◆ Record excerpts:
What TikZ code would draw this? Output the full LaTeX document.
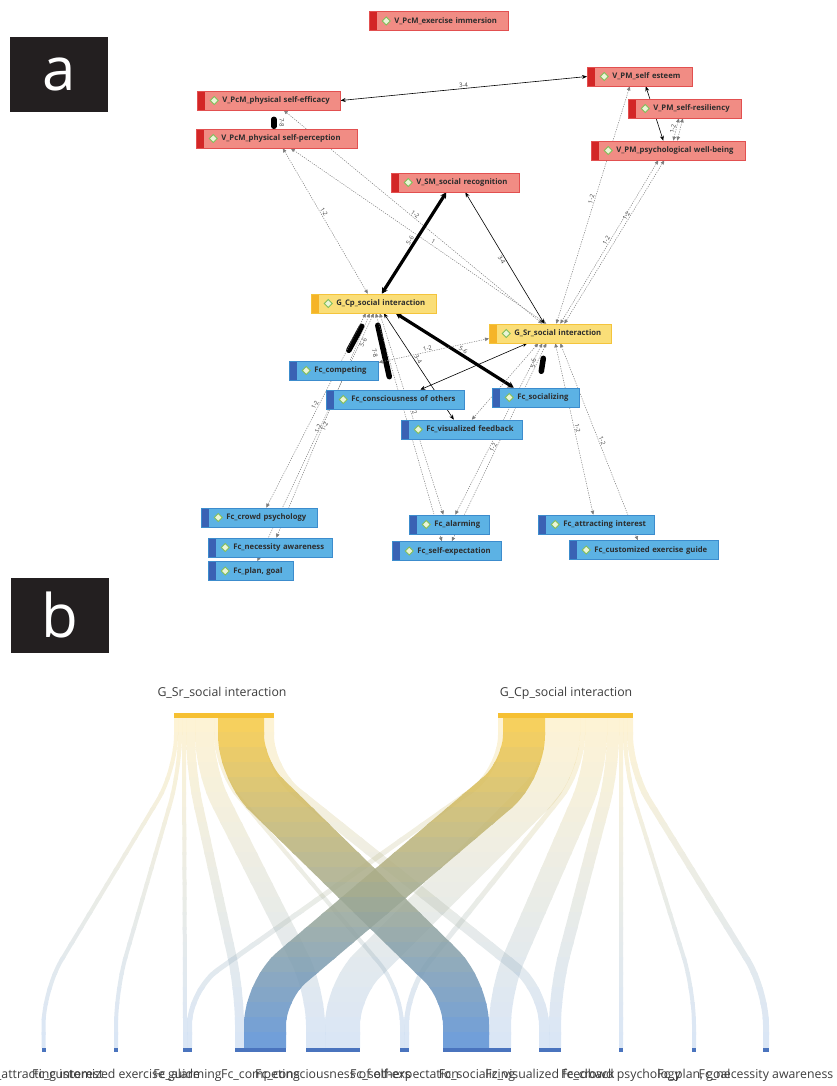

---

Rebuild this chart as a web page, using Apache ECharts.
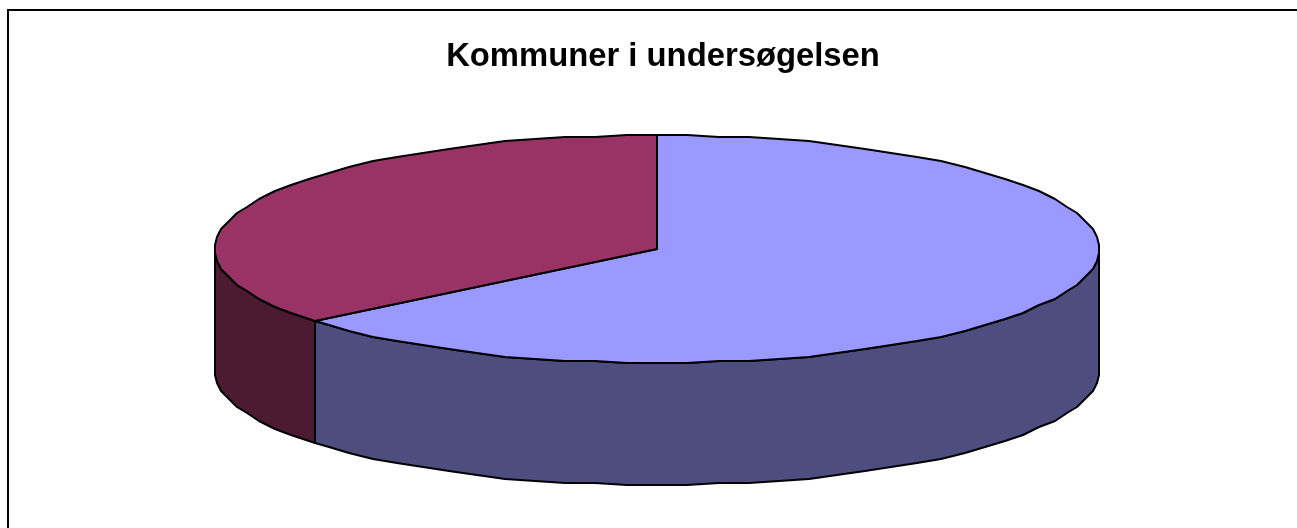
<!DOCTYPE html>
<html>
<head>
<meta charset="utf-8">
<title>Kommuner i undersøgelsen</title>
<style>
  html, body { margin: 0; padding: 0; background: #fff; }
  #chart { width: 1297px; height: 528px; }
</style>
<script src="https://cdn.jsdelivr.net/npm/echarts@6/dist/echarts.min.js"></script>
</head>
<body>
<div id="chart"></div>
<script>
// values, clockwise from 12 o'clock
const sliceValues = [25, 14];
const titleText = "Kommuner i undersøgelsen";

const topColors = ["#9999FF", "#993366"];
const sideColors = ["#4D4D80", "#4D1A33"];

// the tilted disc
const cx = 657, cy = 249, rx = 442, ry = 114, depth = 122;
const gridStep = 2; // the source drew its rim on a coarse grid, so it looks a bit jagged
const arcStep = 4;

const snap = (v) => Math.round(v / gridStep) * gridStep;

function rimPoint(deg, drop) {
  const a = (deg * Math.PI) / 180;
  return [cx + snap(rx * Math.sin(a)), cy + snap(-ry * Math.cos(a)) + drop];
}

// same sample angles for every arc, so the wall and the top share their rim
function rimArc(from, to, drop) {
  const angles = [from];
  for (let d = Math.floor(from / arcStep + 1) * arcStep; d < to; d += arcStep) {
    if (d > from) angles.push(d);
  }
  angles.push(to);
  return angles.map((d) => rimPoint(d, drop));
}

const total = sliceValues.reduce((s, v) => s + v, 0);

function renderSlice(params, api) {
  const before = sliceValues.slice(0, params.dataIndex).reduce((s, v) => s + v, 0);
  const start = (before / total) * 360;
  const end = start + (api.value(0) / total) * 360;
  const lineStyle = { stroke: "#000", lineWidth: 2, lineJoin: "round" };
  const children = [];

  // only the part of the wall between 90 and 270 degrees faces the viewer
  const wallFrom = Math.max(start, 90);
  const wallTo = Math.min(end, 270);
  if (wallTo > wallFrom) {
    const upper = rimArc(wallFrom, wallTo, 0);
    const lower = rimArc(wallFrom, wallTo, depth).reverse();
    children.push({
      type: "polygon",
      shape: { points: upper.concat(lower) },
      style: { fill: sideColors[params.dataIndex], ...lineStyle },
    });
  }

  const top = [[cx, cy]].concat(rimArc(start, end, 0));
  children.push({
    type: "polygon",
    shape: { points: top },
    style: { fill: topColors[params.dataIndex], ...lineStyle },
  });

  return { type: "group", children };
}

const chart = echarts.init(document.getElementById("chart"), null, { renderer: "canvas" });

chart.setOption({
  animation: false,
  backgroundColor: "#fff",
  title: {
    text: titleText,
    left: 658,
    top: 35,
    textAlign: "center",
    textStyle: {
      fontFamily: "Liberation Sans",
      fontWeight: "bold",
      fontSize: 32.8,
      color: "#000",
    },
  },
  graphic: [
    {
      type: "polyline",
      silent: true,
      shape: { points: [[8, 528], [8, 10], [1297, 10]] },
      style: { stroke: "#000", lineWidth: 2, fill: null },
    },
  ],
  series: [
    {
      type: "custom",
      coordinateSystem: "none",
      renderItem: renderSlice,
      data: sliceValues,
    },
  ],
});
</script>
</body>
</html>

◆ Requirement:
From the records above, pull out each line that has "this".

◆ Correct result:
What TikZ code would draw this? Output the full LaTeX document.
Rebuild this chart as a web page, using Apache ECharts.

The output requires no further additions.